Take a contract out on them

Tough -- but true -- talk (pdf) in the latest newsletter from the Canadian Media Guild, the union which represents the 5,500 lock-out CBC workers.

(CBC president) Robert Rabinovitch went public and wrote about the lockout of 5,500 CMG members at the CBC in an op-ed piece in The Globe and Mail on Tuesday. Among other things, he referred to what he called the `common vision’ of employees and managers, saying most of today’s CBC managers came up through the ranks, many as journalists and broadcasters.

That is misleading. It is certainly not true of the three most important people running the CBC lockout: Rabinovitch himself, executive vice-president Richard Stursberg and human resources vice-president George Smith. None of these men has ever reported a story, directed a drama or repaired a transmitter.

Take Smith, for example. He is a human resources specialist by training and experience. He has a Masters of Industrial Relations degree from the University of Toronto. Among other things he was once senior director of employee relations at Air Canada, a company with one of the worst labour relations records in Canada.

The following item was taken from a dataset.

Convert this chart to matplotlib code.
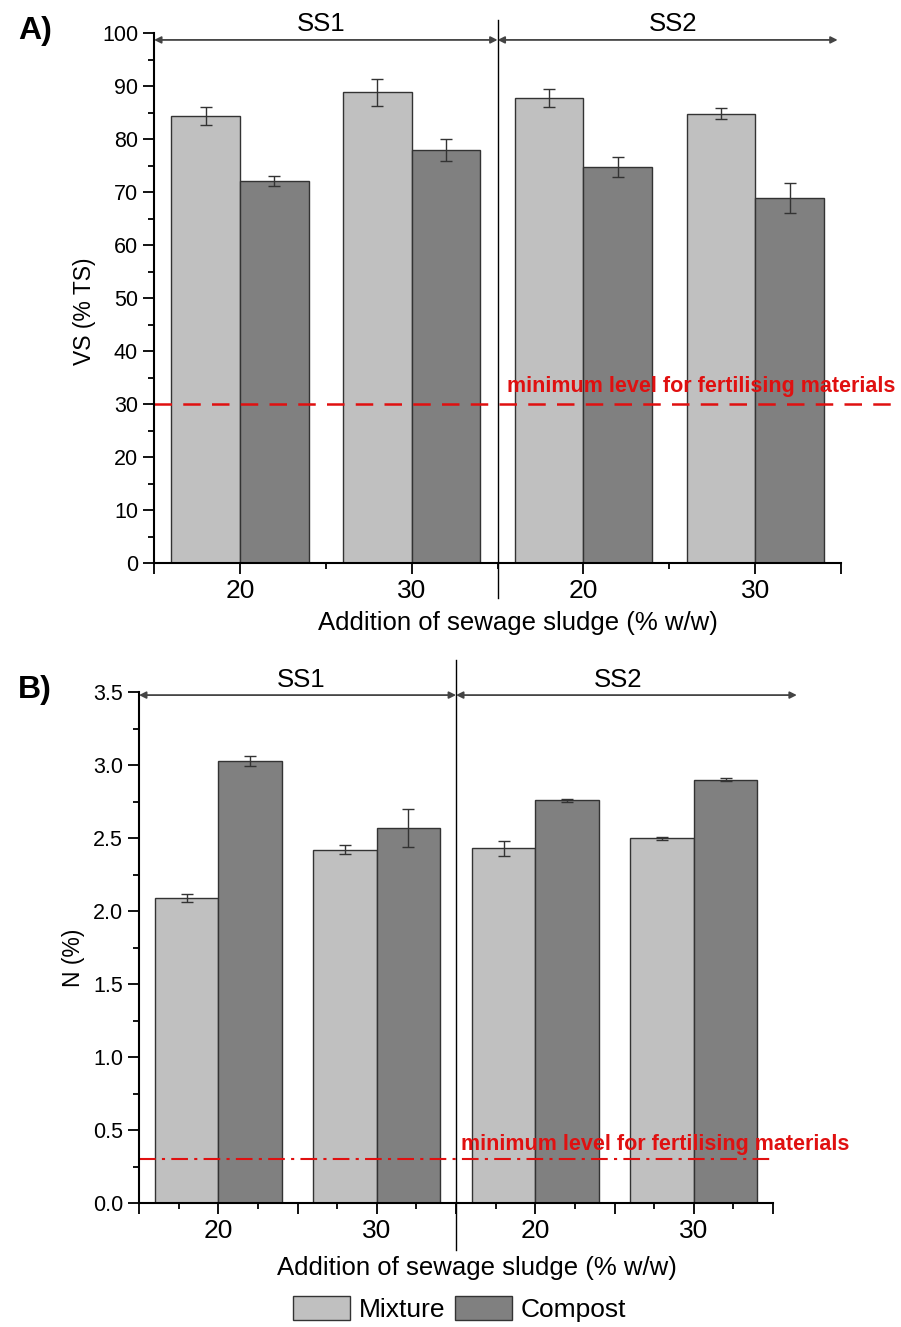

Rabinovitch and Stursberg were cultural bureaucrats during the tail end of the Trudeau era in Ottawa. For many years they seemed virtually joined at the hip at the Department of Communications. When Rabinovitch was Deputy Minister in the early 1980s under cabinet minister Francis Fox, Stursberg was Assistant Deputy Minister.

Both men were working in the communications field in Ottawa when key decisions were made on satellite broadcasting and the granting of the first licences for wireless telephone networks.

Both men went on to enjoy successful careers in the private sector, some of them with the same types of businesses.

While both men prospered, both still nurtured ambitions linked to their early careers. Rabinovitch became president of the CBC in 1999. His main achievement, to which he makes reference in his Globe article, was the re-juggling of the CBC’s real estate assets and making money from this non-broadcasting area. People close to Rabinovitch say he bristles if he hears of complaints about smaller offices and cubicles for CBC staff.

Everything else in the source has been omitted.